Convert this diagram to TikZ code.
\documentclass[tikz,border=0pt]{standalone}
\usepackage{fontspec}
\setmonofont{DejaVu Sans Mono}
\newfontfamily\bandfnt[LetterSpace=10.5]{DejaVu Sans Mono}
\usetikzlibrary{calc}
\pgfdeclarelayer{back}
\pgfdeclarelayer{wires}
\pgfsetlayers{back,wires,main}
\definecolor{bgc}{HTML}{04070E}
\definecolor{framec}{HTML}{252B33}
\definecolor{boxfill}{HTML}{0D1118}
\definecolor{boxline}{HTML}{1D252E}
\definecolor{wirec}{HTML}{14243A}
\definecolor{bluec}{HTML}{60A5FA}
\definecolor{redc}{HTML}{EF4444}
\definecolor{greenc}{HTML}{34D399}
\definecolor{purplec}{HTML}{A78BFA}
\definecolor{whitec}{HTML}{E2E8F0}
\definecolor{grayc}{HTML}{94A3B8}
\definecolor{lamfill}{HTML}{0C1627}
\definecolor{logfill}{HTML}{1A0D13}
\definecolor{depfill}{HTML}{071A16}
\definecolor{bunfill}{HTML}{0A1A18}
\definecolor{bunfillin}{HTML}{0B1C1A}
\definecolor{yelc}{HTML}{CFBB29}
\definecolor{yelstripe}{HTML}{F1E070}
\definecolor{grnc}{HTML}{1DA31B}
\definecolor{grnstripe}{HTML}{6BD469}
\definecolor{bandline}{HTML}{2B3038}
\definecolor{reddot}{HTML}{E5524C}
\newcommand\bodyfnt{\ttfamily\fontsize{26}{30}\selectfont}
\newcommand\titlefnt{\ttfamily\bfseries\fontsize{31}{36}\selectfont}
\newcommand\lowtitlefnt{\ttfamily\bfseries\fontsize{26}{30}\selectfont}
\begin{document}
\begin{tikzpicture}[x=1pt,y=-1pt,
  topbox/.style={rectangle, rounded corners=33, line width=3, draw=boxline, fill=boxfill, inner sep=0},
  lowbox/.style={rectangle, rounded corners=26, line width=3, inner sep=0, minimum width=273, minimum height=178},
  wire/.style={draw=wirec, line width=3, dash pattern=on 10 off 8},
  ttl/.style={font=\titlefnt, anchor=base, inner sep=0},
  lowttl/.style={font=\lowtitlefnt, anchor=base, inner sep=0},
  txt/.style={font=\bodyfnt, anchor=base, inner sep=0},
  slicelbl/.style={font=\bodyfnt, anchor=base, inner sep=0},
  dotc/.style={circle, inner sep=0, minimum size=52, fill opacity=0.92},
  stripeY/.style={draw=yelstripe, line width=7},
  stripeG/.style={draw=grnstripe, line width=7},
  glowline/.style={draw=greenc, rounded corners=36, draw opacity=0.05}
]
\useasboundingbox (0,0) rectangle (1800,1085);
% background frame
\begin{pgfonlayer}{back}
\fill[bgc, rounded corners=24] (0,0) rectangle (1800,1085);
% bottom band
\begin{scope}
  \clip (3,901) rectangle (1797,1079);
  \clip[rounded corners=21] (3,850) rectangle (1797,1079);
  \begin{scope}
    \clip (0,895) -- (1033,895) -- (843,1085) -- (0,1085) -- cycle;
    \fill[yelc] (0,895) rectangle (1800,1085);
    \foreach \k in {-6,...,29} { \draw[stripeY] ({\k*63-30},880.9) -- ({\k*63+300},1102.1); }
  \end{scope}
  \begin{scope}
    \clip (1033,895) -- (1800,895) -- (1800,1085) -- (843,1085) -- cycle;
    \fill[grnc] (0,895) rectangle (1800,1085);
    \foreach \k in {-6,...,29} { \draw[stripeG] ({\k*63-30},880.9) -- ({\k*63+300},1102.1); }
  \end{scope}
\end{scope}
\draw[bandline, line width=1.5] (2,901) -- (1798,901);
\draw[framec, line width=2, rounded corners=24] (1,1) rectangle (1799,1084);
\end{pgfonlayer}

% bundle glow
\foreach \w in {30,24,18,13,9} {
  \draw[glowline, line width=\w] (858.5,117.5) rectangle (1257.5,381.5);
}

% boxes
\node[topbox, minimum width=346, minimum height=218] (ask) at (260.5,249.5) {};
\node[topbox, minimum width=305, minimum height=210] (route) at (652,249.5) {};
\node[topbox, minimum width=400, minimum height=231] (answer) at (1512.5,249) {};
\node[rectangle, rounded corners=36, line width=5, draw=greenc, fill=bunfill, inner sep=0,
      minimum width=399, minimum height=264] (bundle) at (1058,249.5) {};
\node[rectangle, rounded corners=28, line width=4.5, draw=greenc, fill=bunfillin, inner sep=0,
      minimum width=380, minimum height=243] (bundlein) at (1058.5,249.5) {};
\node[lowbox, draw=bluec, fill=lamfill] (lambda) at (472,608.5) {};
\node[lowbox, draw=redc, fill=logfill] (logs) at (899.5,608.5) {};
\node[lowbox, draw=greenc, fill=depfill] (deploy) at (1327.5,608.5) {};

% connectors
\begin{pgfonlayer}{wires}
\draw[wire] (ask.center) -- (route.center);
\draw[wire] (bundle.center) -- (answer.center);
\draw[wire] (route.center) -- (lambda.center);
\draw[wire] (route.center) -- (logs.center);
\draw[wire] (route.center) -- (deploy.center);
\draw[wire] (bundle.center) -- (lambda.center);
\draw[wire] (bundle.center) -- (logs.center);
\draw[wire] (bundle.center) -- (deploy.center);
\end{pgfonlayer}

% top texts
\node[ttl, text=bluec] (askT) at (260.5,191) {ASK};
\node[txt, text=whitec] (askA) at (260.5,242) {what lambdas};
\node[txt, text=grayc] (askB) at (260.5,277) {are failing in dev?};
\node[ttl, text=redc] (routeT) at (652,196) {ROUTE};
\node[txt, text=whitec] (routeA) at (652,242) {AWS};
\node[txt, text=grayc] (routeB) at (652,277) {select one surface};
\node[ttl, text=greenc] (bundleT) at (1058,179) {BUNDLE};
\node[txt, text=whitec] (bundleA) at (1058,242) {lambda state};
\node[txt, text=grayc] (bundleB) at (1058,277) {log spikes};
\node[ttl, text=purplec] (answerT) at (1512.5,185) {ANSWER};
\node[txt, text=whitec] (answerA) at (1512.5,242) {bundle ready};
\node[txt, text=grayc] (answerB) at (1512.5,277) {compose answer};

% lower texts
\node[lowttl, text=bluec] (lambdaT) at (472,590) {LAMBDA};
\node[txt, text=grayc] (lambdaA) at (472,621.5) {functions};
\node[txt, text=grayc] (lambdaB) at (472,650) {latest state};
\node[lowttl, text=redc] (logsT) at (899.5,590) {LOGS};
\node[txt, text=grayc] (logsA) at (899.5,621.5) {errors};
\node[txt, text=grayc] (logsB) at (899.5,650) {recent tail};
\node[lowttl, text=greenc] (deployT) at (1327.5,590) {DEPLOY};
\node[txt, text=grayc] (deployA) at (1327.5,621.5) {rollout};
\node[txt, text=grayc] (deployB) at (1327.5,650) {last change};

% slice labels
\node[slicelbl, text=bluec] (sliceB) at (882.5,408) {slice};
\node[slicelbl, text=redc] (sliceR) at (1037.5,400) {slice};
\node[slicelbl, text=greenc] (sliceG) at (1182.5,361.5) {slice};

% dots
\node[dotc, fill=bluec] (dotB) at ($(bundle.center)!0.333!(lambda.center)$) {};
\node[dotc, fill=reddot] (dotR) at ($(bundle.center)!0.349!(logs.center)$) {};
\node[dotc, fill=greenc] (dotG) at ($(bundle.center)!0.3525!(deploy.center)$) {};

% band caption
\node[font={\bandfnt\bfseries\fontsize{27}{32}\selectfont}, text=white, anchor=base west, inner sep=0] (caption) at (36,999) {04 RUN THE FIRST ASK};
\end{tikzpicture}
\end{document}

------

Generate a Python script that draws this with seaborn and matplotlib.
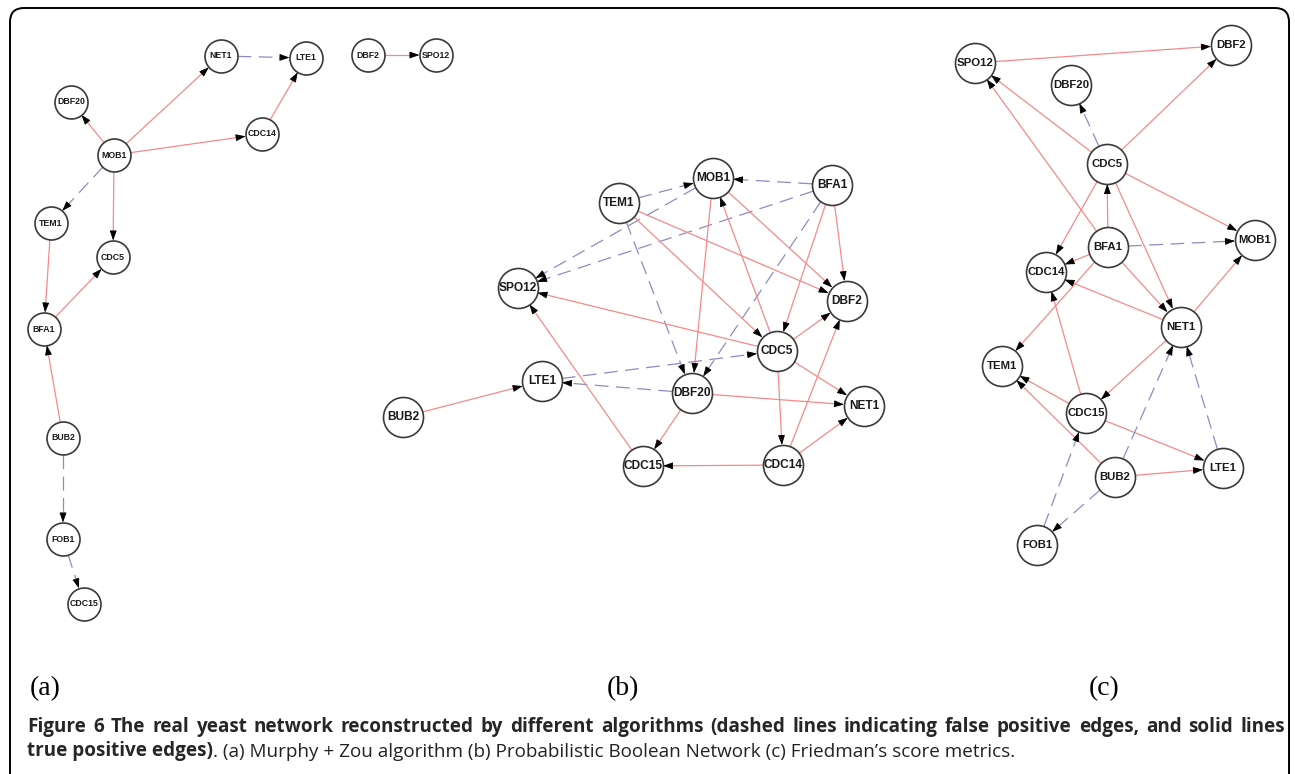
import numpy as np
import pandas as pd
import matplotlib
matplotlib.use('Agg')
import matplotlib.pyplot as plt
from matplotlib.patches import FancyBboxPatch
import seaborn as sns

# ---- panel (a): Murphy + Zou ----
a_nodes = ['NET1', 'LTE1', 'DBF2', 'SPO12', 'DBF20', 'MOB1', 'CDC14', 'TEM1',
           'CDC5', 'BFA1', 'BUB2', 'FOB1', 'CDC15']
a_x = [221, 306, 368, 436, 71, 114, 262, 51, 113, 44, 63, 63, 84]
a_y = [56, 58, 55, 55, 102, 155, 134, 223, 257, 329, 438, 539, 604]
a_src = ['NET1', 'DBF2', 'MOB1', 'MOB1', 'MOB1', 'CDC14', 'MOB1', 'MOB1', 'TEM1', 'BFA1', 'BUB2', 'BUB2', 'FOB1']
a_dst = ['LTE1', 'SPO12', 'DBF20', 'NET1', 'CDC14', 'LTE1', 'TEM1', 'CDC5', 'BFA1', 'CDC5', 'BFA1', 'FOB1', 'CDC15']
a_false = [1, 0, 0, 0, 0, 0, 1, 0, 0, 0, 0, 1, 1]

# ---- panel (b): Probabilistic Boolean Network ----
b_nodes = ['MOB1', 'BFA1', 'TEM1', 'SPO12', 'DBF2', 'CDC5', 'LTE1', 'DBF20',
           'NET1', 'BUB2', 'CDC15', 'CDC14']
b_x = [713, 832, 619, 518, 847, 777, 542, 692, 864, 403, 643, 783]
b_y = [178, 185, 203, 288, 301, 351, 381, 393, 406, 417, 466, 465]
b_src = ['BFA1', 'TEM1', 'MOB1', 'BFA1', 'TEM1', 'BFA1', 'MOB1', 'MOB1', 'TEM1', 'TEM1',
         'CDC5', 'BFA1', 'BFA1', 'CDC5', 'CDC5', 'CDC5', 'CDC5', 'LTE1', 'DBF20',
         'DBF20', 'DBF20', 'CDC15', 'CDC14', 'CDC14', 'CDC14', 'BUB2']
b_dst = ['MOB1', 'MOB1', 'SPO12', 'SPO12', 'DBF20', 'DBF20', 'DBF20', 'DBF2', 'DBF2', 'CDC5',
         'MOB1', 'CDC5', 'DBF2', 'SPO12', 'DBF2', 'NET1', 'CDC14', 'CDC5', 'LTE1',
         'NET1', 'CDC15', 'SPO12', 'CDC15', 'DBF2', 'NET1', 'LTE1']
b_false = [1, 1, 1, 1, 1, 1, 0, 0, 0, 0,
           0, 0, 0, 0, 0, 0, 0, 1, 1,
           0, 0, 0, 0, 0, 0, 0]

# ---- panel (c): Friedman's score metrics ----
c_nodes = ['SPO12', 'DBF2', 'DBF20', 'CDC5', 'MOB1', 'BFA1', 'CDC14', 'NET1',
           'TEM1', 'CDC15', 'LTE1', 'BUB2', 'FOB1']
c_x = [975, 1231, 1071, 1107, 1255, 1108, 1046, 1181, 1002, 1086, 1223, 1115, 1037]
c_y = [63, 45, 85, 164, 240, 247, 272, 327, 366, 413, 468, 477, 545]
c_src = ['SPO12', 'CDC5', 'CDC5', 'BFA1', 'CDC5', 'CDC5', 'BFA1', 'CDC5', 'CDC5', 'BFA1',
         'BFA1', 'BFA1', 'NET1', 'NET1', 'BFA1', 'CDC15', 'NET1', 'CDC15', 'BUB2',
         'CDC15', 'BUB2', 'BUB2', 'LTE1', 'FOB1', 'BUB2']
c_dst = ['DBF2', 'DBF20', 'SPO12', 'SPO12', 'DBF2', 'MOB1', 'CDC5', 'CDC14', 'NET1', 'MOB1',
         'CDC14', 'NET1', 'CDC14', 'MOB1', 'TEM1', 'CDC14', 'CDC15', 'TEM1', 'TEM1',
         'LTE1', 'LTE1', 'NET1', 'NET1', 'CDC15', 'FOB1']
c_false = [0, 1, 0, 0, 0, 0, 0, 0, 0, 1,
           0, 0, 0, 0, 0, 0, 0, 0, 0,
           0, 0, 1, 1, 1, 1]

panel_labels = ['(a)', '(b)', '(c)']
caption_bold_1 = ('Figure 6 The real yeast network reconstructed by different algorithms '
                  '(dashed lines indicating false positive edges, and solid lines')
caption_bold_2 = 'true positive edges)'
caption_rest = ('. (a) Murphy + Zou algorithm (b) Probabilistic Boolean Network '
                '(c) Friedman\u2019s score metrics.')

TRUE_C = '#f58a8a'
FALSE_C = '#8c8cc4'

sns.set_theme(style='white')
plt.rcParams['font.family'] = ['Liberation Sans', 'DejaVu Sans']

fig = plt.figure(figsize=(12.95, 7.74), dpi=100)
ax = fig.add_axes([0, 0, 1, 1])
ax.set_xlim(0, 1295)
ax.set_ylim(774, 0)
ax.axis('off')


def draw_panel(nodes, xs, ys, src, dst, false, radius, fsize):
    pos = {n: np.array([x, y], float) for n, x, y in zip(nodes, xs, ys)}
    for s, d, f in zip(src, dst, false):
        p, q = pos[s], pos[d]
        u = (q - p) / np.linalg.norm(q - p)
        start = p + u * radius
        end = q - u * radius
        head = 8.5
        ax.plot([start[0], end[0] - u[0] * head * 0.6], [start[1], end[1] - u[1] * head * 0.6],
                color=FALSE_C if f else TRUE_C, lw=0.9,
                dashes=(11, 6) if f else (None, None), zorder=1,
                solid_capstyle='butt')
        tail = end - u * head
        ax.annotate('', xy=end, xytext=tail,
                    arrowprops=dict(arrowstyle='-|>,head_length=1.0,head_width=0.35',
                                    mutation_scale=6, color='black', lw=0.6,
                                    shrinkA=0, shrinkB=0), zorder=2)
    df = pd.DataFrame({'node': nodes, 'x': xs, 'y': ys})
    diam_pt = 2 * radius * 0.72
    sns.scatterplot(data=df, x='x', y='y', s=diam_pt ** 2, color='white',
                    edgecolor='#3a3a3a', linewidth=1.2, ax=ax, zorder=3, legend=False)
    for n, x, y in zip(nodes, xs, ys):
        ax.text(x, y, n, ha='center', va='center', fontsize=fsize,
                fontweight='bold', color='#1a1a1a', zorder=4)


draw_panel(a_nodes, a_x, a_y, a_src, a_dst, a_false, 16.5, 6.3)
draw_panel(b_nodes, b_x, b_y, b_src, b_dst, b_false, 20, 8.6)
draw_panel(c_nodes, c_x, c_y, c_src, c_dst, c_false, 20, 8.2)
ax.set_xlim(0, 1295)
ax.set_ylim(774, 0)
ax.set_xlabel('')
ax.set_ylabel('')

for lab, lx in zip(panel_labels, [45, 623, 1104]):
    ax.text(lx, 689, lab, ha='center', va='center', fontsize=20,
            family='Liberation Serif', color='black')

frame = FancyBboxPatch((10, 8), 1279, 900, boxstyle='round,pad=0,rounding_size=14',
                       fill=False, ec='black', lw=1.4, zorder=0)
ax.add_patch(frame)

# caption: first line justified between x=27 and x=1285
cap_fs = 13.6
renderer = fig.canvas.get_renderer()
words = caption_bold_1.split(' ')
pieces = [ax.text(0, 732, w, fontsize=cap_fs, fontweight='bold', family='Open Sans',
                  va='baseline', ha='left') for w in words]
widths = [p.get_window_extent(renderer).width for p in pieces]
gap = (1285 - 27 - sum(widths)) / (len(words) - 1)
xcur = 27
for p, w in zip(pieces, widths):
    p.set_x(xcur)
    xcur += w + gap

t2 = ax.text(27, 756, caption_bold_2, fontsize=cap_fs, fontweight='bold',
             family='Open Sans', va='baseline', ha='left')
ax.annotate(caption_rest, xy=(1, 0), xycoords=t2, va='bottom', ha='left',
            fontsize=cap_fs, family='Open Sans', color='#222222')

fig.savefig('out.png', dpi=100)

------

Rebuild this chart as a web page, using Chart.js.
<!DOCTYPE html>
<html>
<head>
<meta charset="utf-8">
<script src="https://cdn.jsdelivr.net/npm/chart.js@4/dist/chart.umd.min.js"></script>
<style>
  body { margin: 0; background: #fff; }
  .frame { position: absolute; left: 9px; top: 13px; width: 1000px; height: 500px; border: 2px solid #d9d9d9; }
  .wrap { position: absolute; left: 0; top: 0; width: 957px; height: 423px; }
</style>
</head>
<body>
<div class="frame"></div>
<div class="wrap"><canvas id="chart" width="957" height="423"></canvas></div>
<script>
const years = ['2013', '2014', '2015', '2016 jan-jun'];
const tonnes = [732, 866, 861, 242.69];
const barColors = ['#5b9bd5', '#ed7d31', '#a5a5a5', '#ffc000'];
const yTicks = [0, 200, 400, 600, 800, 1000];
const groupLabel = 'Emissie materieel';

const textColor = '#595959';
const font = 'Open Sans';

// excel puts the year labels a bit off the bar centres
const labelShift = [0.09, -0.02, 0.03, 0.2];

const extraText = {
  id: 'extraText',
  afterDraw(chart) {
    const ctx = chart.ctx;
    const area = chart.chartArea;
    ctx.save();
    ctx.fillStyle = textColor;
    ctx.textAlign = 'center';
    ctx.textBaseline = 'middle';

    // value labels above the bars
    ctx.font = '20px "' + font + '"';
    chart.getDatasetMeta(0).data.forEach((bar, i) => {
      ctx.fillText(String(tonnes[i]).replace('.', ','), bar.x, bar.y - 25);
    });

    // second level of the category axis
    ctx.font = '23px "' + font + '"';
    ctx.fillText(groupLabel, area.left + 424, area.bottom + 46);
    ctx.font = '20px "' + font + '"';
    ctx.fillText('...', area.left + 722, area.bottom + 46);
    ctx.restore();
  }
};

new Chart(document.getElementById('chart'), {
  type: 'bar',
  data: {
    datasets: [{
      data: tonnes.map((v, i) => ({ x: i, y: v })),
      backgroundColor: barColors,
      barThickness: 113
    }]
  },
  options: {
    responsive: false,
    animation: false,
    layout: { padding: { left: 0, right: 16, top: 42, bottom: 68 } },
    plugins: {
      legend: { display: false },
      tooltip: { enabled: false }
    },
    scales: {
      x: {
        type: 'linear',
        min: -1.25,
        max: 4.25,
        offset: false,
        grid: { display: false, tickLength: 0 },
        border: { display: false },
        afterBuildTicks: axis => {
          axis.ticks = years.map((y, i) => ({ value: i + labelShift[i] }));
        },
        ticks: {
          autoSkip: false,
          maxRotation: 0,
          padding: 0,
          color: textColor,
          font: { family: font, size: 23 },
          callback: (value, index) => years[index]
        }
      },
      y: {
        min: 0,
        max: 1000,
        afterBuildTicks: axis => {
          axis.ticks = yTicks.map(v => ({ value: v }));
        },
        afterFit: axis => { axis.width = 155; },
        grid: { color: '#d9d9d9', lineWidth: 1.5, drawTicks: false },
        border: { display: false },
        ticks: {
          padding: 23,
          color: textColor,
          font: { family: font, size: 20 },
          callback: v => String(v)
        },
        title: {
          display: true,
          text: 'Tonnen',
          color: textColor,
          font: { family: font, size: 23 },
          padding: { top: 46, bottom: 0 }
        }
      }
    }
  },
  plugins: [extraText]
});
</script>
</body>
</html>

------

* Task
Print everything from the line with "Generate a Python" down to the line with "import seaborn as sns" in the entries above, both lines included and nothing more, without the pictures.

* Solved exercise
Generate a Python script that draws this with seaborn and matplotlib.
import numpy as np
import pandas as pd
import matplotlib
matplotlib.use('Agg')
import matplotlib.pyplot as plt
from matplotlib.patches import FancyBboxPatch
import seaborn as sns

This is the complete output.